السَّنَةُ اثْنَا عَشَرَ شَهْرًا مِنْهَا أَرْبَعَةٌ حُرُمٌ، ثَلاثٌ مُتَوَالِيَاتٌ: ذُو الْقَعْدَةِ وَذُو الْحِجَّةِ وَالْمُحَرَّمُ، وَرَجَبُ مُضَرَ الَّذِى بَيْنَ جُمَادَى وَشَعْبَان

“Dalam setahun ada dua belas bulan. Empat diantaranya adalah bulan haram. Tiga berurutan: Zulkaidah, Zulhijjah dan Muharram sedangkan (yang keempatnya) Rajab berada di antara Jumada dan Sya’ban.” (HR. Al-Bukhari no.2958)

Dari Abu Bakrah radhiallahu‘anhu, bahwa Nabi shallallahu ‘alaihi wa sallam bersabda,

الزَّمَانُ قَدِ اسْتَدَارَ كَهَيْئَتِهِ يَوْمَ خَلَقَ السَّمَوَاتِ وَالأَرْضَ ، السَّنَةُ اثْنَا عَشَرَ شَهْرًا ، مِنْهَا أَرْبَعَةٌ حُرُمٌ ، ثَلاَثَةٌ مُتَوَالِيَاتٌ ذُو الْقَعْدَةِ وَذُو الْحِجَّةِ وَالْمُحَرَّمُ ، وَرَجَبُ مُضَرَ الَّذِى بَيْنَ جُمَادَى وَشَعْبَانَ

“Sesungguhnya zaman berputar sebagai mana ketika Allah menciptakan langit dan bumi. Satu tahun ada dua belas bulan. Diantaranya ada empat bulan haram (suci), tiga bulan berurutan: Dzul Qo’dah, Dzulhijjah, dan Muharram, kemudian bulan Rajab suku Mudhar, antara Jumadi Tsani dan Sya’ban.” (HR. Al Bukhari dan Muslim)

  • Disebut Bulan Haram, karena bulan ini dimuliakan masyarakat Arab sejak zaman jahiliyah sampai zaman Islam. Pada bulan-bulan haram tidak boleh ada peperangan.
  • Az-Zuhri mengatakan,

كان المسلمون يعظمون الأشهر الحرم

“Dulu para sahabat menghormati syahrul hurum” (HR. Abdurrazaq dalam Al-Mushannaf, no.17301).

2. Larangan Berbuat Dosa

Maksud firman Allah Azza wa Jalla : (At-Taubah : 36)

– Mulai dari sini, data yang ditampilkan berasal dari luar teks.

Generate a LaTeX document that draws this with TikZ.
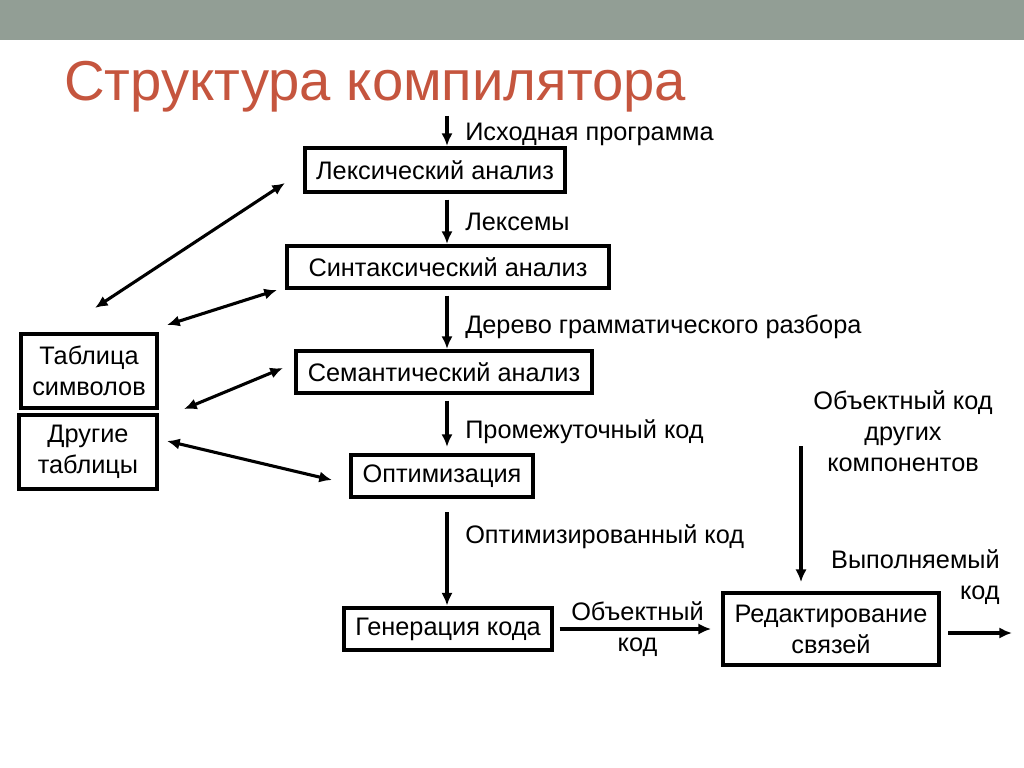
\documentclass[tikz,border=0pt]{standalone}
\usepackage{fontspec}
\setmainfont{Liberation Sans}
\usetikzlibrary{arrows.meta,positioning}
\definecolor{SlideBar}{HTML}{929E95}
\definecolor{SlideTitle}{HTML}{C5553E}

\begin{document}
\begin{tikzpicture}[x=0.025cm, y=-0.025cm,
  stage/.style={draw, line width=2.9pt, inner sep=0pt, align=center, font=\fontsize{18}{22}\selectfont},
  lbl/.style={inner sep=0pt, font=\fontsize{18}{22}\selectfont},
  flow/.style={line width=2.2pt, -{Latex[length=9pt,width=8pt]}},
  duplex/.style={line width=2.2pt, {Latex[length=9pt,width=8pt]}-{Latex[length=9pt,width=8pt]}}]
\useasboundingbox (0,0) rectangle (1024,768);

% Slide header
\fill[SlideBar] (0,0) rectangle (1024,40);
\node[anchor=west, inner sep=0pt, text=SlideTitle, font=\fontsize{40}{46}\selectfont] (title) at (64,87) {Структура компилятора};

% Compiler phases
\node[stage, minimum width=6.5cm, minimum height=1.1cm] (lex) at (435,170) {Лексический анализ};
\node[stage, minimum width=8.05cm, minimum height=1.05cm] (syn) at (448,267) {Синтаксический анализ};
\node[stage, minimum width=7.4cm, minimum height=1.05cm] (sem) at (444,372) {Семантический анализ};
\node[stage, minimum width=4.55cm, minimum height=1.07cm] (opt) at (442,476) {Оптимизация};
\node[stage, minimum width=5.2cm, minimum height=1.07cm] (gen) at (448,629) {Генерация кода};
\node[stage, minimum width=5.4cm, minimum height=1.82cm] (link) at (831,629) {Редактирование\\связей};

% Tables
\node[stage, minimum width=3.4cm, minimum height=1.85cm] (tab) at (89,371) {Таблица\\символов};
\node[stage, minimum width=3.45cm, minimum height=1.85cm] (oth) at (88,452) {Другие\\таблицы};

% Main flow
\coordinate (spine) at (447,0);
\coordinate (src) at (447,116);
\draw[flow] (src) -- (lex.north -| spine);
\node[lbl, anchor=west] (srclbl) at (465,134) {Исходная программа};
\draw[flow, shorten <=4pt] (lex.south -| spine) -- (syn.north -| spine);
\node[lbl, anchor=west] (lexlbl) at (465,222) {Лексемы};
\draw[flow, shorten <=4pt] (syn.south -| spine) -- (sem.north -| spine);
\node[lbl, anchor=west] (synlbl) at (465,327) {Дерево грамматического разбора};
\draw[flow, shorten <=4pt, shorten >=4pt] (sem.south -| spine) -- (opt.north -| spine);
\node[lbl, anchor=west] (semlbl) at (465,432) {Промежуточный код};
\draw[flow, shorten <=9pt] (opt.south -| spine) -- (gen.north -| spine);
\node[lbl, anchor=west] (optlbl) at (465,537) {Оптимизированный код};
\draw[flow, shorten <=4pt, shorten >=7pt] (gen.east) -- (link.west)
  node[lbl, midway, align=center] (objlbl) {Объектный\\код};

% Linking inputs and output
\coordinate (ext) at (801,446);
\draw[flow, shorten >=6pt] (ext) -- (link.north -| ext);
\node[lbl, align=center] (extlbl) at (903,431) {Объектный код\\других\\компонентов};
\coordinate (out) at (1012,633);
\draw[flow, shorten <=5pt] (link.east |- out) -- (out);
\node[lbl, align=right, anchor=east] (outlbl) at (1000,577) {Выполняемый\\код};

% Table access
\draw[duplex] ([shift={(6,-24)}]tab.north) -- ([shift={(-18,13)}]lex.west);
\draw[duplex] ([shift={(8,-7)}]tab.north east) -- ([shift={(-8,0)}]syn.south west);
\draw[duplex] ([shift={(25,-1)}]tab.south east) -- ([shift={(-11,-4)}]sem.west);
\draw[duplex] ([shift={(8,-11)}]oth.east) -- ([shift={(-17,4)}]opt.west);
\end{tikzpicture}
\end{document}
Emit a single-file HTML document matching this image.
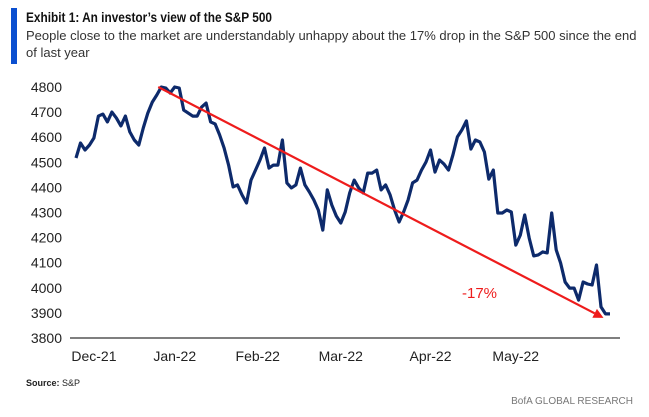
<!DOCTYPE html>
<html><head><meta charset="utf-8"><style>
body{margin:0;width:649px;height:417px;background:#fff;overflow:hidden;font-family:"Liberation Sans",sans-serif;}
svg{position:absolute;left:0;top:0}
</style></head><body>
<svg width="649" height="417">
<rect x="11" y="8" width="6" height="56" fill="#0b4fd0"/>
<text x="26" y="22" font-size="13.5" font-weight="bold" fill="#111" textLength="246" lengthAdjust="spacingAndGlyphs">Exhibit 1: An investor’s view of the S&amp;P 500</text>
<text x="26" y="40" font-size="13" fill="#333">People close to the market are understandably unhappy about the 17% drop in the S&amp;P 500 since the end</text>
<text x="26" y="57" font-size="13" fill="#333">of last year</text>
<g id="yticks"></g>
<g id="xticks"></g>
<line x1="70" y1="338" x2="620" y2="338" stroke="#555" stroke-width="1.5"/>
<polyline id="series" fill="none" stroke="#0d2a6b" stroke-width="3.2" stroke-linejoin="round"/>
<line id="trend" stroke="#ee1c1c" stroke-width="2.2"/>
<polygon id="arrowhead" fill="#ee1c1c"/>
<text x="462" y="298" font-size="15" fill="#ee1c1c">-17%</text>
<text x="26" y="386" font-size="9" fill="#222"><tspan font-weight="bold">Source:</tspan> S&amp;P</text>
<text x="633" y="404" font-size="10" fill="#777" text-anchor="end">BofA GLOBAL RESEARCH</text>
</svg>
<script>
const yTicks=[3800,3900,4000,4100,4200,4300,4400,4500,4600,4700,4800];
const xLabels=["Dec-21","Jan-22","Feb-22","Mar-22","Apr-22","May-22"];
const xLabelIdx=[4,22,40.5,59,79,98];
const values=[4517,4577,4549,4569,4597,4684,4692,4661,4700,4676,4645,4684,4621,4589,4569,4637,4696,4740,4768,4800,4796,4776,4800,4796,4708,4696,4684,4684,4720,4736,4661,4653,4609,4557,4489,4402,4410,4370,4338,4429,4469,4509,4557,4477,4489,4489,4589,4418,4398,4410,4477,4410,4382,4350,4310,4230,4390,4330,4286,4258,4302,4378,4429,4398,4378,4457,4457,4469,4390,4410,4370,4310,4262,4302,4350,4418,4429,4469,4501,4549,4461,4509,4493,4469,4529,4601,4629,4665,4553,4589,4581,4541,4433,4469,4298,4298,4310,4302,4170,4210,4290,4198,4127,4131,4143,4139,4298,4151,4099,4023,3999,3999,3951,4023,4015,4011,4091,3924,3896,3896];
const trendStartIdx=19, trendEndIdx=values.length-2, trendEndVal=3880;
const X0=76,X1=610,Y0=338,Y1=87,VMIN=3800,VMAX=4800;
const xs=i=>X0+i*(X1-X0)/(values.length-1);
const ys=v=>Y0-(v-VMIN)*(Y0-Y1)/(VMAX-VMIN);
const NS="http://www.w3.org/2000/svg";
const yg=document.getElementById('yticks');
yTicks.forEach(t=>{const e=document.createElementNS(NS,'text');
e.setAttribute('x',62);e.setAttribute('y',ys(t)+5);e.setAttribute('text-anchor','end');e.setAttribute('font-size','14');e.setAttribute('fill','#222');


e.textContent=t;yg.appendChild(e);});
const xg=document.getElementById('xticks');
xLabels.forEach((l,k)=>{const e=document.createElementNS(NS,'text');
e.setAttribute('x',xs(xLabelIdx[k]));e.setAttribute('y',361);e.setAttribute('text-anchor','middle');e.setAttribute('font-size','14');e.setAttribute('fill','#222');


e.textContent=l;xg.appendChild(e);});
document.getElementById('series').setAttribute('points',values.map((v,i)=>xs(i).toFixed(1)+','+ys(v).toFixed(1)).join(' '));
const ax=xs(trendStartIdx)-3,ay=ys(values[trendStartIdx]),bx=xs(trendEndIdx)-2,by=ys(trendEndVal);
const ang=Math.atan2(by-ay,bx-ax),L=10,W=5;
const tx=bx-L*Math.cos(ang),ty=by-L*Math.sin(ang);
const tr=document.getElementById('trend');
tr.setAttribute('x1',ax);tr.setAttribute('y1',ay);tr.setAttribute('x2',tx);tr.setAttribute('y2',ty);
document.getElementById('arrowhead').setAttribute('points',
`${bx},${by} ${tx+W*Math.sin(ang)},${ty-W*Math.cos(ang)} ${tx-W*Math.sin(ang)},${ty+W*Math.cos(ang)}`);
</script>
</body></html>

فَلَا تَظْلِمُوْا فِيْهِنَّ اَنْفُسَكُمْ

Maka janganlah kamu menganiaya diri kamu dalam bulan yang empat itu” adalah pada bulan-bulan haram, karena dosanya lebih besar dari bulan lainnya.

Ibnu Abbas Radhiyallahu anhu berkata mengenai tafsir ayat: “ Maka janganlah kamu menganiaya diri kamu dalam bulan yang empat itu” (Perbuatan haram pada bulan-bulan itu) keharamannya melebihi bulan yang lain. Pada bulan-bulan itu perbuatan dosa lebih besar dan perbuatan baik pahalanya juga lebih besar.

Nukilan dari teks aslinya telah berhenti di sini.